● Task requirements
Your task is to copy the listing exactly, with the pictures left out.

---- Data shown

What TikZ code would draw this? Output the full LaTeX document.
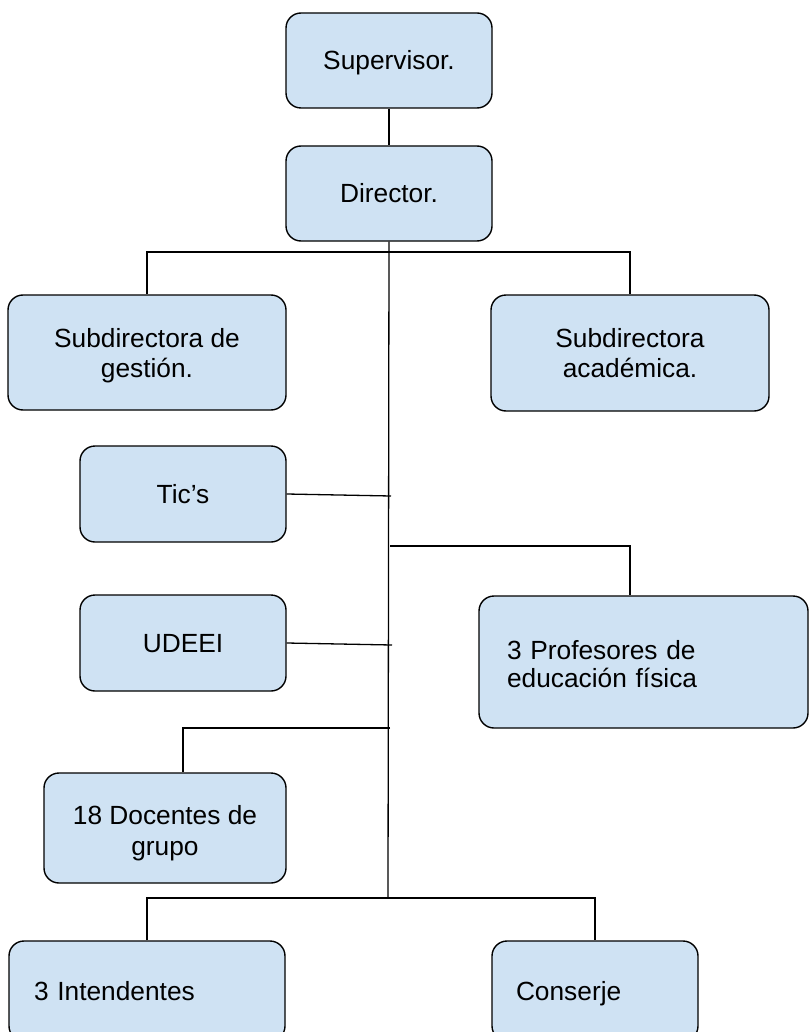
\documentclass[tikz,border=0pt]{standalone}
\usepackage{fontspec}
\setmainfont{Liberation Sans}
\definecolor{boxblue}{HTML}{CFE2F3}
\begin{document}
\begin{tikzpicture}[x=1pt,y=-1pt,
  orgbox/.style={draw=black, line width=1.4pt, fill=boxblue, rounded corners=15pt,
    inner sep=0pt, align=center, font=\fontsize{26.3}{30}\selectfont},
  oneline/.style={text height=24pt, text depth=5pt},
  link/.style={draw=black, line width=1.3pt}]
\useasboundingbox (0,0) rectangle (809,1032);
\clip (0,0) rectangle (809,1032);
\node[orgbox, oneline, minimum width=206pt, minimum height=95pt] (sup) at (389,60.5) {Supervisor.};
\node[orgbox, oneline, minimum width=206pt, minimum height=95pt] (dir) at (389,193.5) {Director.};
\node[orgbox, text height=54pt, text depth=5pt, minimum width=278pt, minimum height=115pt] (sg) at (147,352.5) {Subdirectora de\\gestión.};
\node[orgbox, text height=53pt, text depth=5pt, minimum width=278pt, minimum height=116pt] (sa) at (630,353) {Subdirectora\\académica.};
\node[orgbox, oneline, minimum width=206pt, minimum height=96pt] (tics) at (183,494) {Tic’s};
\node[orgbox, oneline, minimum width=206pt, minimum height=96pt] (udeei) at (183,643) {UDEEI};
\node[orgbox, font=\fontsize{26.3}{28}\selectfont, text height=24pt, text depth=30pt, minimum height=132pt, inner xsep=28pt, text width=273pt, align=left] (prof) at (643.5,662) {3 Profesores de\\educación física};
\node[orgbox, font=\fontsize{26.3}{31}\selectfont, text height=59pt, text depth=5pt, minimum width=242pt, minimum height=110pt] (doc) at (165,828) {18 Docentes de\\grupo};
\node[orgbox, oneline, minimum height=100pt, inner xsep=25pt, text width=226pt, align=left] (int) at (147,991) {3 Intendentes};
\node[orgbox, oneline, minimum height=100pt, inner xsep=24pt, text width=158pt, align=left] (con) at (595,991) {Conserje};

\coordinate (trunkend) at (388,898);
\coordinate (ticsend) at (391,496);
\coordinate (udeeiend) at (392,645);
\coordinate (profstart) at (390,546);
\coordinate (docstart) at (390,728);
\coordinate (topbar) at (389,252);

\draw[link] (sup.south) -- (dir.north);
\draw[link] (dir.south) -- (trunkend);
\draw[link] (sg.north) |- (topbar) -| (sa.north);
\draw[link] (tics.east) -- (ticsend);
\draw[link] (profstart) -| ([xshift=-13.5pt]prof.north);
\draw[link] (udeei.east) -- (udeeiend);
\draw[link] (docstart) -| ([xshift=18pt]doc.north);
\draw[link] (int.north) |- (trunkend) -| (con.north);
\end{tikzpicture}
\end{document}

--------

● Result of the task
What TikZ code would draw this? Output the full LaTeX document.
\documentclass[tikz,border=0pt]{standalone}
\usepackage{fontspec}
\setmainfont{Liberation Sans}
\definecolor{boxblue}{HTML}{CFE2F3}
\begin{document}
\begin{tikzpicture}[x=1pt,y=-1pt,
  orgbox/.style={draw=black, line width=1.4pt, fill=boxblue, rounded corners=15pt,
    inner sep=0pt, align=center, font=\fontsize{26.3}{30}\selectfont},
  oneline/.style={text height=24pt, text depth=5pt},
  link/.style={draw=black, line width=1.3pt}]
\useasboundingbox (0,0) rectangle (809,1032);
\clip (0,0) rectangle (809,1032);
\node[orgbox, oneline, minimum width=206pt, minimum height=95pt] (sup) at (389,60.5) {Supervisor.};
\node[orgbox, oneline, minimum width=206pt, minimum height=95pt] (dir) at (389,193.5) {Director.};
\node[orgbox, text height=54pt, text depth=5pt, minimum width=278pt, minimum height=115pt] (sg) at (147,352.5) {Subdirectora de\\gestión.};
\node[orgbox, text height=53pt, text depth=5pt, minimum width=278pt, minimum height=116pt] (sa) at (630,353) {Subdirectora\\académica.};
\node[orgbox, oneline, minimum width=206pt, minimum height=96pt] (tics) at (183,494) {Tic’s};
\node[orgbox, oneline, minimum width=206pt, minimum height=96pt] (udeei) at (183,643) {UDEEI};
\node[orgbox, font=\fontsize{26.3}{28}\selectfont, text height=24pt, text depth=30pt, minimum height=132pt, inner xsep=28pt, text width=273pt, align=left] (prof) at (643.5,662) {3 Profesores de\\educación física};
\node[orgbox, font=\fontsize{26.3}{31}\selectfont, text height=59pt, text depth=5pt, minimum width=242pt, minimum height=110pt] (doc) at (165,828) {18 Docentes de\\grupo};
\node[orgbox, oneline, minimum height=100pt, inner xsep=25pt, text width=226pt, align=left] (int) at (147,991) {3 Intendentes};
\node[orgbox, oneline, minimum height=100pt, inner xsep=24pt, text width=158pt, align=left] (con) at (595,991) {Conserje};

\coordinate (trunkend) at (388,898);
\coordinate (ticsend) at (391,496);
\coordinate (udeeiend) at (392,645);
\coordinate (profstart) at (390,546);
\coordinate (docstart) at (390,728);
\coordinate (topbar) at (389,252);

\draw[link] (sup.south) -- (dir.north);
\draw[link] (dir.south) -- (trunkend);
\draw[link] (sg.north) |- (topbar) -| (sa.north);
\draw[link] (tics.east) -- (ticsend);
\draw[link] (profstart) -| ([xshift=-13.5pt]prof.north);
\draw[link] (udeei.east) -- (udeeiend);
\draw[link] (docstart) -| ([xshift=18pt]doc.north);
\draw[link] (int.north) |- (trunkend) -| (con.north);
\end{tikzpicture}
\end{document}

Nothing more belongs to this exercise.